One of the Axe-Fx's DSPs is more powerful than both DSPs combined in the Helix. Our tests show that the TigerSHARC DSP used in the Axe-Fx is over twice as fast as the DSP used in the Helix clock-for-clock . Now add that our DSP is clocked 50% higher the net power is about three times greater. So a single TigerSHARC is about 50% faster than both DSPs combined on the Helix. Yes, if we decided to use both DSPs for effects then you would be able to run more effects. 99% of our customers buy the unit for amp modeling so it doesn't make sense to invest the time and resources to making this possible.

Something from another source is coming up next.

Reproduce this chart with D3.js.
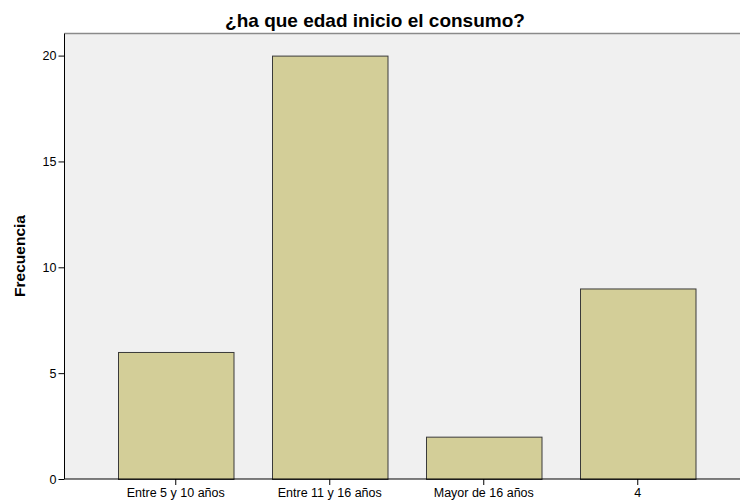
<!DOCTYPE html>
<html><head><meta charset="utf-8">
<script src="https://cdn.jsdelivr.net/npm/d3@7"></script>
<style>body{margin:0;background:#fff}svg{display:block}</style>
</head><body>
<svg id="c" width="740" height="501"></svg>
<script>
const categories = ["Entre 5 y 10 años", "Entre 11 y 16 años", "Mayor de 16 años", "4"];
const values = [6, 20, 2, 9];
const yTicks = [0, 5, 10, 15, 20];
const title = "¿ha que edad inicio el consumo?";
const yLabel = "Frecuencia";

const svg = d3.select("#c");
const font = "'Liberation Sans', Arial, sans-serif";
const plot = {left: 64.5, top: 33.5, right: 741, bottom: 479};

svg.append("rect").attr("x", plot.left).attr("y", plot.top)
  .attr("width", plot.right - plot.left).attr("height", plot.bottom - plot.top)
  .attr("fill", "#f0f0f0");
svg.append("line").attr("x1", plot.left).attr("x2", plot.right)
  .attr("y1", plot.top).attr("y2", plot.top).attr("stroke", "#8a8a8a").attr("stroke-width", 1.5);

const x = d3.scaleBand().domain(categories).range([98.75, 714.75]).paddingInner(0.25).paddingOuter(0.125);
const y = d3.scaleLinear().domain([0, 20]).range([479, 55.6]);

svg.selectAll("rect.bar").data(values).enter().append("rect").attr("class", "bar")
  .attr("x", (d, i) => Math.round(x(categories[i])) + 0.5)
  .attr("width", x.bandwidth())
  .attr("y", d => y(d) + 0.5)
  .attr("height", d => y(0) - y(d))
  .attr("fill", "#d3ce98").attr("stroke", "#3a3a3a").attr("stroke-width", 1);

const yAxis = svg.append("g").attr("transform", `translate(${plot.left},0)`)
  .call(d3.axisLeft(y).tickValues(yTicks).tickSize(6).tickPadding(2));
yAxis.select(".domain").attr("d", `M0,${plot.top}V${plot.bottom}`).attr("stroke", "#000");
yAxis.selectAll("text").attr("font-family", font).attr("font-size", 12.5).attr("fill", "#000");

const xAxis = svg.append("g").attr("transform", `translate(0,${plot.bottom})`)
  .call(d3.axisBottom(x).tickSize(6).tickPadding(3));
xAxis.select(".domain").attr("d", `M${plot.left},0H${plot.right}`).attr("stroke", "#000");
xAxis.selectAll("text").attr("font-family", font).attr("font-size", 12.5).attr("fill", "#000");

svg.append("text").attr("x", 375).attr("y", 26.5).attr("text-anchor", "middle")
  .attr("font-family", font).attr("font-weight", "bold").attr("font-size", 19).text(title);
svg.append("text").attr("transform", "translate(24.5,256) rotate(-90)").attr("text-anchor", "middle")
  .attr("font-family", font).attr("font-weight", "bold").attr("font-size", 15.5).text(yLabel);
</script>
</body></html>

Our algorithms are studio-quality and use more processing power than competing products. We've always been about quality over quantity. For example, our variable delay algorithm (chorus, flanger, etc.) uses poly-phase interpolation. EVERY competing product I have tested uses simple linear interpolation (or occasionally polynomial interpolation) which is far less computationally intensive but doesn't sound as good. This is demonstrable and measurable.

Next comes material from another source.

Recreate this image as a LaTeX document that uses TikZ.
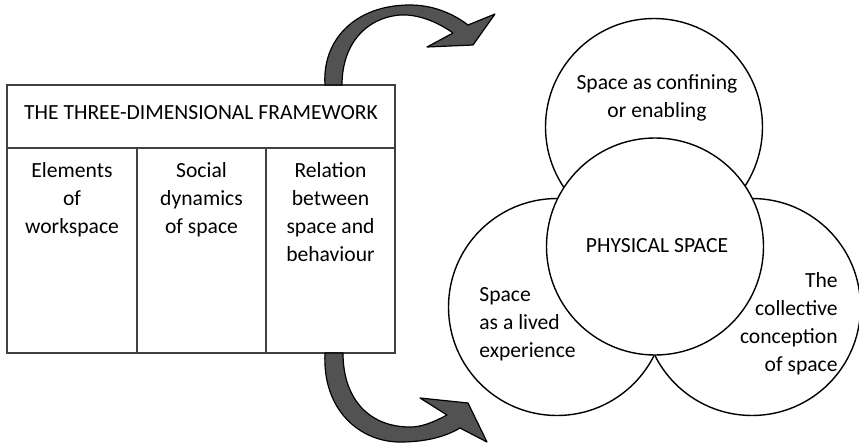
\documentclass[tikz,border=0pt]{standalone}
\usepackage{fontspec}
\setmainfont{Carlito}
\begin{document}
\begin{tikzpicture}[x=0.5pt,y=-0.5pt, line width=0.7pt,
    font=\fontsize{10.8}{14}\selectfont]
  \tikzset{
    bubble/.style={circle, draw, fill=white, minimum size=108.5pt, inner sep=0pt},
    coltext/.style={anchor=north, align=center},
    bendarrow/.style={draw=black, fill=black!68, line width=0.6pt, line join=round},
  }
  \useasboundingbox (0,0) rectangle (859,445);

  % framework table
  \draw[black!75] (7,85) rectangle (395,353);
  \draw[black!75] (7,148) -- (395,148);
  \draw[black!75] (137,148) -- (137,353);
  \draw[black!75] (266,148) -- (266,353);
  \node (frame) at (201,113) {THE THREE-DIMENSIONAL FRAMEWORK};
  \node[coltext] (elements) at (72,155) {Elements\\of\\workspace};
  \node[coltext] (social) at (201.5,155) {Social\\dynamics\\of space};
  \node[coltext] (relation) at (330.5,155) {Relation\\between\\space and\\behaviour};

  % curved arrows
  \draw[bendarrow] (325,85) .. controls (322,40) and (355,5) .. (410,5)
    .. controls (435,5) and (455,15) .. (468,25) -- (495,14) -- (473,45)
    -- (427,47) -- (453,33) .. controls (435,20) and (415,14) .. (400,15)
    .. controls (365,18) and (342,45) .. (342,85) -- cycle;
  \draw[bendarrow] (325,353) .. controls (322,410) and (360,442) .. (400,442)
    .. controls (425,442) and (445,437) .. (460,428) -- (487,442) -- (468,403)
    -- (420,398) -- (447,415) .. controls (430,424) and (420,427) .. (410,427)
    .. controls (370,427) and (343,400) .. (343,353) -- cycle;

  % circles
  \node[bubble] (confine) at (654,127) {};
  \node[bubble] (lived) at (557,307) {};
  \node[bubble] (collective) at (752,307) {};
  \node[bubble] (physical) at (655,246.5) {};

  \node[align=center] (confinetxt) at (657,98) {Space as confining\\or enabling};
  \node (physicaltxt) at (657,246) {PHYSICAL SPACE};
  \node[anchor=west, align=left] (livedtxt) at (472,324) {Space\\as a lived\\experience};
  \node[anchor=east, align=right] (collectivetxt) at (845,324) {The\\collective\\conception\\of space};
\end{tikzpicture}
\end{document}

I highly doubt the Helix has two DSPs. My guess is that their claim of "blazing dual DSPs" is marketing for a DSP with two cores. My guess would be a Freescale Symphony (DSP5672x) DSP which is a dual-core DSP running at 200 or 250 MHz. While a dual-core DSP will be faster than the same DSP with a single core it will not have twice the power as the cores will share buses and contention for those buses will hamper peak throughput. The unit's capabilities are far below the Helix and Axe-Fx so I doubt their using a DSP with anywhere near the processing power. This is complete speculation though.